All that day, and the day after, and several days after ‘ Griselda did not count them ‘ the dog never moved from the doorstep. Except, of course, to attend to his hygienic necessities in a neighbouring vacant lot. Morning, noon, and night found him here, sitting or lying down with that single-minded indifference of the mad, and the saintly. People looked at him and wondered if he was lost. Some said kind words to him. Some said bitter words about people abandoning their pets. The old lady at #28, who always doused liberally her section of the sidewalk with a stench of chlorine and Lysol, threw him pieces of cheese and meat ‘ never coming too near of course, he could be dangerous or sick or something. Somebody suggested that somebody should have the police called and the dog taken to a home. But there was too much indeterminacy in the sequence of the bodies involved, so none interfered. The refined bachelor of #15, always pretending to ogle the girls ‘ not fooling anybody – engaged conversation about him with a wiry-looking young man in overalls who might have been a plumber or an electrician.

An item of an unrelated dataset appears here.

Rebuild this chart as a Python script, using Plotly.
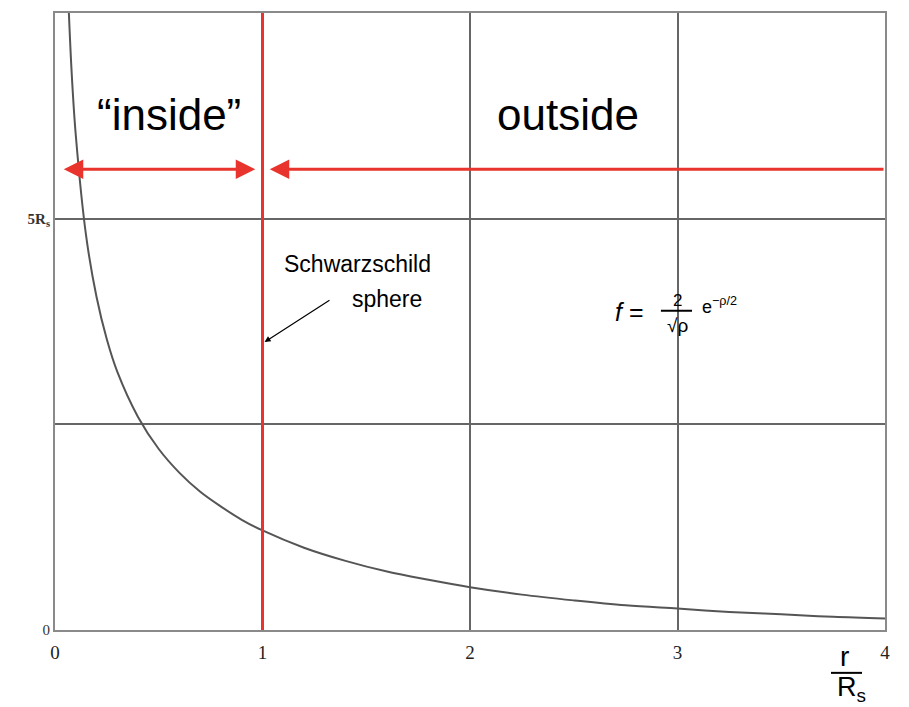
import plotly.graph_objects as go

# curve values (r/Rs vs f)
rho = [0.06, 0.08, 0.1, 0.15, 0.2, 0.25, 0.3, 0.4, 0.5, 0.6, 0.7, 0.8, 0.9, 1.0,
       1.2, 1.4, 1.6, 1.8, 2.0, 2.25, 2.5, 2.75, 3.0, 3.25, 3.5, 3.75, 4.0]
f_vals = [7.92, 6.79, 6.02, 4.79, 4.05, 3.53, 3.14, 2.59, 2.20, 1.91, 1.68, 1.50, 1.34, 1.21,
          1.00, 0.84, 0.71, 0.61, 0.52, 0.43, 0.36, 0.30, 0.26, 0.22, 0.19, 0.16, 0.14]

x_ticks = [0, 1, 2, 3, 4]
x_labels = ["0", "1", "2", "3", "4"]
y_ticks = [0, 2.5, 5]
y_labels = ["0", "", "<b>5R<sub>s</sub></b>"]

RED = "#e8342c"
GRID = "#666666"
SANS = "Liberation Sans, Arial, sans-serif"
SERIF = "Liberation Serif, Times New Roman, serif"

# page has an 8px body margin; margins chosen so the plot box sits at 55..885 x 11..630
ML, MR, MT, MB = 47, 32, 3, 85
W, H = 909 - ML - MR, 707 - MT - MB


def px(xp, yp):
    # page pixel -> paper coordinates
    return (xp - 8 - ML) / W, (707 - MB - (yp - 8)) / H


fig = go.Figure()
fig.add_trace(go.Scatter(x=rho, y=f_vals, mode="lines", line=dict(color="#555555", width=2),
                         line_shape="spline", showlegend=False, hoverinfo="skip"))

# Schwarzschild radius
fig.add_shape(type="line", x0=1, x1=1, y0=0, y1=7.5, xref="x", yref="y",
              line=dict(color=RED, width=3))

# inside / outside arrows
fig.add_annotation(x=0.965, y=5.6, ax=0.035, ay=5.6, xref="x", yref="y", axref="x", ayref="y",
                   text="", showarrow=True, arrowside="end+start", arrowhead=2, arrowsize=1.3,
                   arrowwidth=3, arrowcolor=RED)
fig.add_annotation(x=1.035, y=5.6, ax=4.0, ay=5.6, xref="x", yref="y", axref="x", ayref="y",
                   text="", showarrow=True, arrowhead=2, arrowsize=1.3,
                   arrowwidth=3, arrowcolor=RED)

fig.add_annotation(x=0.55, y=6.27, xref="x", yref="y", text="\u201cinside\u201d", showarrow=False,
                   font=dict(family=SANS, size=44, color="black"))
fig.add_annotation(x=2.47, y=6.27, xref="x", yref="y", text="outside", showarrow=False,
                   font=dict(family=SANS, size=44, color="black"))

# Schwarzschild sphere label
fig.add_annotation(x=1.46, y=4.45, xref="x", yref="y", text="Schwarzschild", showarrow=False,
                   font=dict(family=SANS, size=23, color="black"))
fig.add_annotation(x=1.6, y=4.02, xref="x", yref="y", text="sphere", showarrow=False,
                   font=dict(family=SANS, size=23, color="black"))
fig.add_annotation(x=1.01, y=3.5, ax=1.33, ay=4.02, xref="x", yref="y", axref="x", ayref="y",
                   text="", showarrow=True, arrowhead=2, arrowsize=1, arrowwidth=1.2,
                   arrowcolor="black")

# formula f = 2/sqrt(rho) e^(-rho/2)
fig.add_annotation(x=2.77, y=3.86, xref="x", yref="y", text="<i>f</i> =", showarrow=False,
                   font=dict(family=SANS, size=25, color="black"))
fig.add_annotation(x=3.0, y=4.0, xref="x", yref="y", text="2", showarrow=False,
                   font=dict(family=SANS, size=17, color="black"))
fig.add_shape(type="line", x0=2.92, x1=3.07, y0=3.88, y1=3.88, xref="x", yref="y",
              line=dict(color="black", width=2))
fig.add_annotation(x=3.0, y=3.7, xref="x", yref="y", text="\u221a\u03c1", showarrow=False,
                   font=dict(family=SANS, size=19, color="black"))
fig.add_annotation(x=3.2, y=3.95, xref="x", yref="y", text="e<sup>\u2212\u03c1/2</sup>",
                   showarrow=False, font=dict(family=SANS, size=18, color="black"))

# x axis title as a fraction r / Rs
rx, ry = px(844, 657)
fig.add_annotation(x=rx, y=ry, xref="paper", yref="paper", text="r", showarrow=False,
                   xanchor="center", yanchor="middle",
                   font=dict(family=SANS, size=28, color="black"))
bx0, by = px(831, 673)
bx1, _ = px(862, 673)
fig.add_shape(type="line", x0=bx0, x1=bx1, y0=by, y1=by, xref="paper", yref="paper",
              line=dict(color="black", width=2))
sx, sy = px(851, 689)
fig.add_annotation(x=sx, y=sy, xref="paper", yref="paper", text="R<sub>s</sub>", showarrow=False,
                   xanchor="center", yanchor="middle",
                   font=dict(family=SANS, size=27, color="black"))

fig.update_layout(
    width=909, height=707,
    margin=dict(l=ML, r=MR, t=MT, b=MB),
    paper_bgcolor="white", plot_bgcolor="white",
    showlegend=False,
)

fig.update_xaxes(range=[0, 4], tickvals=x_ticks, ticktext=x_labels, showgrid=True,
                 gridcolor=GRID, gridwidth=2, zeroline=False, showline=True, mirror=True,
                 linecolor="#8a8a8a", linewidth=2, ticks="", ticklabelstandoff=4,
                 tickfont=dict(family=SERIF, size=19, color="#222222"))
fig.update_yaxes(range=[0, 7.5], tickvals=y_ticks, ticktext=y_labels, showgrid=True,
                 gridcolor=GRID, gridwidth=2, zeroline=False, showline=True, mirror=True,
                 linecolor="#8a8a8a", linewidth=2, ticks="",
                 tickfont=dict(family=SERIF, size=15, color="#333333"))

fig.write_html("out.html")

The dog had a piece of frayed rope tied around his neck, and a metal tag with perhaps a telephone number on it. Number 15 made a great show of trying to get at it, but the dog escaped swiftly with a derisive snarl, not unlike that of the young man who watched the performance and went his way.
Then Griselda became again her usual self. And mysteriously warned that the source of the philtres of love had gone dry again, the dog went away and was never again seen in the neighbourhood. Perhaps he was run over by a bus, or perhaps he was not. Griselda wondered some time about the colour of his eyes. Brown, or perhaps more like golden. Shifty. Positively shifty. A no-gooder if she knew one. One of the losers of this life, certainly. Good riddance! What did the poor brute mean with his silent courtship? Love indeed! Pshahrk.
And yet ‘ when she went out to the Park with the woman, she kept all the way a discreet lookout for him, and if she was disappointed, nobody guessed.
One night, when Bill sat down on her couch, she turned on him and closed her teeth on the hem of his trousers. Perhaps she had always meant to do it some time. Bill swore and tried to kick her but she escaped, growling, to the kitchen. He swore again and then the woman rose her voice. Then he went out, banging the door, and Griselda could hear him swear again outside. She padded softly to the living room and jumped on the couch. She watched the muttering woman pour herself a drink and knew there would be a nice, crisp, salty cracker for her.
Was that a flea on her hip? She decided it was not. She closed her eyes and relaxed. Know what? Happy.